Buddy Media est à considérer comme une très grosse Web agency. Il y a quinze ans, quand j’ai commencé dans le Web, mon agence (B2L) développait des sites Internet. Maintenant, la nouvelle génération conçoit des pages Facebook.
ITespresso.fr : On a l’impression que tu voudrais tourner la page Seesmic et lancer un nouveau défi…
Loïc Le Meur : Seesmic est un échec, je le sais. Mais je suis tenace. On multiplie les pistes jusqu’à ce qu’on trouve celle qui marche. J’ai bon espoir d’équilibrer Seesmic avec une petite équipe, un service simple et un modèle stable.
Dans ma vie, j’ai créé cinq start-up et j’en ai revendu trois. Mon objectif personnel n’est pas financier. Je vis plutôt confortablement. J’ai surtout envie de faire des choses qui m’intéressent et je ne compte pas m’arrêter là : faire le prochain Instagram avec le potentiel de millions d’utilisateurs. C’est plus fort que moi.
ITespresso.fr : Entre l’Europe et les Etats-Unis, quelles différences observes-tu en termes de dynamisme d’écosystèmes de start-up ?
Loïc Le Meur : L’ambition et le risque. Parmi les entrepreneurs que tu croises dans la Silicon Valley, ils veulent tous devenir un Mark Zuckerberg et créer un Facebook.

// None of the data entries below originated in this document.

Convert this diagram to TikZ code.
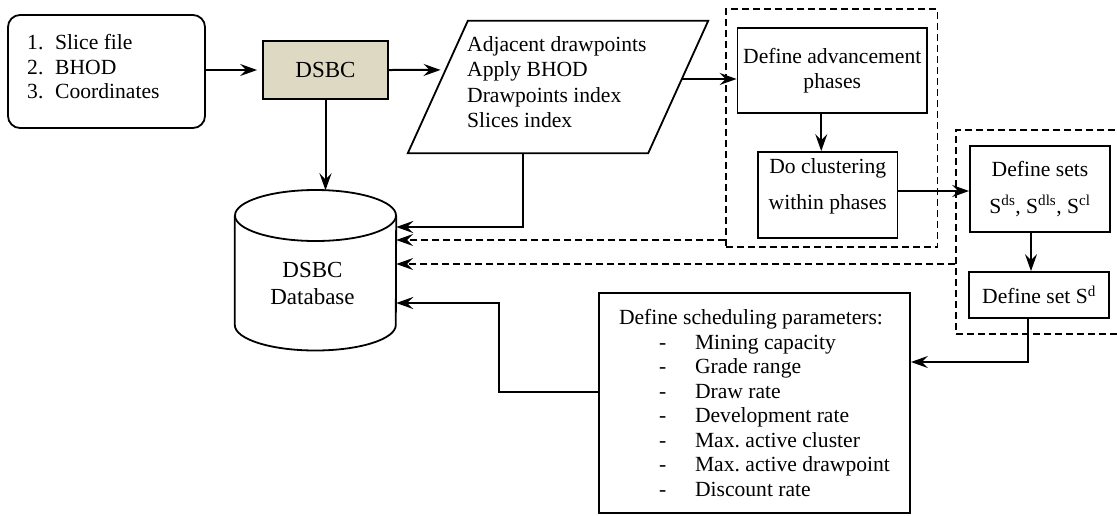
\documentclass[tikz,border=0pt]{standalone}
\usepackage{fontspec}
\setmainfont{Liberation Serif}
\usetikzlibrary{arrows.meta,calc}
\definecolor{dsbcfill}{HTML}{DDD9C3}

\begin{document}
\begin{tikzpicture}[x=1pt,y=-1pt,
    >={Stealth[length=17pt,width=12pt,inset=6pt]},
    every node/.style={font=\frenchspacing\fontsize{21.6}{24.5}\selectfont},
    box/.style={draw,line width=1.8pt,inner sep=0pt,align=center},
    link/.style={->,line width=2pt},
    dashlink/.style={->,line width=1.5pt,dash pattern=on 7pt off 4pt},
    group/.style={draw,line width=1.5pt,dash pattern=on 7pt off 4pt,inner sep=0pt}]
    \useasboundingbox (0,0) rectangle (1117,515);

    \node[box,rounded corners=12pt,minimum width=197,minimum height=113] (input) at (106.5,71.5) {};
    \node[align=left,anchor=west,inner sep=0pt] (inputtext) at (27,67)
        {\makebox[28pt][l]{1.}Slice file\\\makebox[28pt][l]{2.}BHOD\\\makebox[28pt][l]{3.}Coordinates};
    \node[box,fill=dsbcfill,minimum width=125,minimum height=58,font=\fontsize{23}{26}\selectfont] (dsbc) at (325.5,70) {DSBC};

    % parallelogram
    \node[minimum width=300,minimum height=132] (para) at (558,87) {};
    \coordinate (paraNW) at ([xshift=60pt]para.north west);
    \coordinate (paraSE) at ([xshift=-60pt]para.south east);
    \draw[line width=1.8pt] (para.south west) -- (paraNW) -- (para.north east) -- (paraSE) -- cycle;
    \coordinate (parain) at ($(para.south west)!0.629!(paraNW)$);
    \coordinate (paraout) at ($(para.north east)!0.4394!(paraSE)$);
    \node[align=left,anchor=west,inner sep=0pt,font=\fontsize{21.6}{25.5}\selectfont] (paratext) at (467,82)
        {Adjacent drawpoints\\Apply BHOD\\Drawpoints index\\Slices index};

    % database cylinder
    \node[minimum width=161,minimum height=160] (db) at (315.5,270.5) {};
    \draw[line width=1.8pt] (db.west |- 0,215.5) -- (db.west |- 0,325)
        arc[start angle=180,end angle=0,x radius=80.5,y radius=25.5] -- (db.east |- 0,215.5);
    \draw[line width=1.8pt] (db.center |- 0,215.5) ellipse[x radius=80.5,y radius=25.5];
    \node[align=center,font=\fontsize{23}{27}\selectfont] (dbtext) at (312.5,283.5) {DSBC\\Database};

    \node[group,minimum width=211.5,minimum height=238] (grpA) at (831.75,128) {};
    \node[box,minimum width=189.5,minimum height=85] (adv) at (832.25,70.5) {Define advancement\\phases};
    \node[box,minimum width=139.5,minimum height=86] (clus) at (827.75,195) {};
    \node[align=center] (clustext) at (827.75,186.5) {Do clustering\\[12pt]within phases};

    \node[group,minimum width=170,minimum height=204] (grpB) at (1041,232) {};
    \node[box,minimum width=140,minimum height=86] (sets) at (1040,189)
        {Define sets\\[12pt]S\textsuperscript{ds}, S\textsuperscript{dls}, S\textsuperscript{cl}};
    \node[box,minimum width=140,minimum height=46] (sd) at (1039,295) {Define set S\textsuperscript{d}};

    \node[box,minimum width=311,minimum height=220,align=left] (sched) at (754.5,403)
        {Define scheduling parameters:\\
        \hspace*{40pt}\makebox[36pt][l]{-}Mining capacity\\
        \hspace*{40pt}\makebox[36pt][l]{-}Grade range\\
        \hspace*{40pt}\makebox[36pt][l]{-}Draw rate\\
        \hspace*{40pt}\makebox[36pt][l]{-}Development rate\\
        \hspace*{40pt}\makebox[36pt][l]{-}Max. active cluster\\
        \hspace*{40pt}\makebox[36pt][l]{-}Max. active drawpoint\\
        \hspace*{40pt}\makebox[36pt][l]{-}Discount rate};

    % flow
    \draw[link,shorten >=5pt] (input.east |- dsbc.west) -- (dsbc.west);
    \draw[link,shorten >=5pt] (dsbc.east) -- (parain);
    \draw[link] (dsbc.south) -- (dsbc.south |- db.north);
    \draw[link] ([xshift=-35pt]para.south) |- (db.east |- 0,227);
    \draw[link] (paraout) -- (paraout -| adv.west);
    \draw[link] ([xshift=-11pt]adv.south) -- ([xshift=-11pt]adv.south |- clus.north);
    \draw[link] (clus.east |- 0,191) -- (sets.west |- 0,191);
    \draw[link] ([xshift=-9pt]sets.south) -- ([xshift=-9pt]sets.south |- sd.north);
    \draw[link] ([xshift=-11pt]sd.south) |- (sched.east |- 0,362);
    \draw[link] (sched.west |- 0,392) -- (499,392) |- (db.east |- 0,303);
    \draw[dashlink] (grpA.west |- 0,240) -- (db.east |- 0,240);
    \draw[dashlink] (grpB.west |- 0,264) -- (db.east |- 0,264);
\end{tikzpicture}
\end{document}
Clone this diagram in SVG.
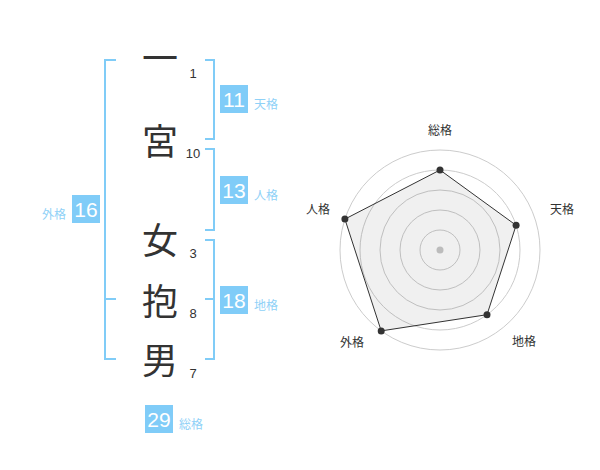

Autre grande différence : l’échec n’est pas un problème ici, c’est la capacité de rebondir.
Néanmoins, il existe une certaine dynamique start-up en Europe. Pour la dernière édition LeWeb Paris, on a recensé 800 start-up en compétition (600 à Londres). C’est énorme. Et elles sont plutôt de bonne qualité et on peut se féliciter de ce regain d’entrepreneuriat.
Mais, après, il faut regarder quelles start-up disposent d’un véritable rayonnement mondial. Tu les comptes sur les doigts d’une main : Rovio, Spotify, SoundCloud…
Dans la Silicon Valley, on est capable de créer des grands succès planétaires comme Zynga. Je trouve qu’il n’y a pas assez de succès globaux à partir de l’Europe. Et c’est dommage. L’environnement n’est peut-être pas encore suffisamment propice.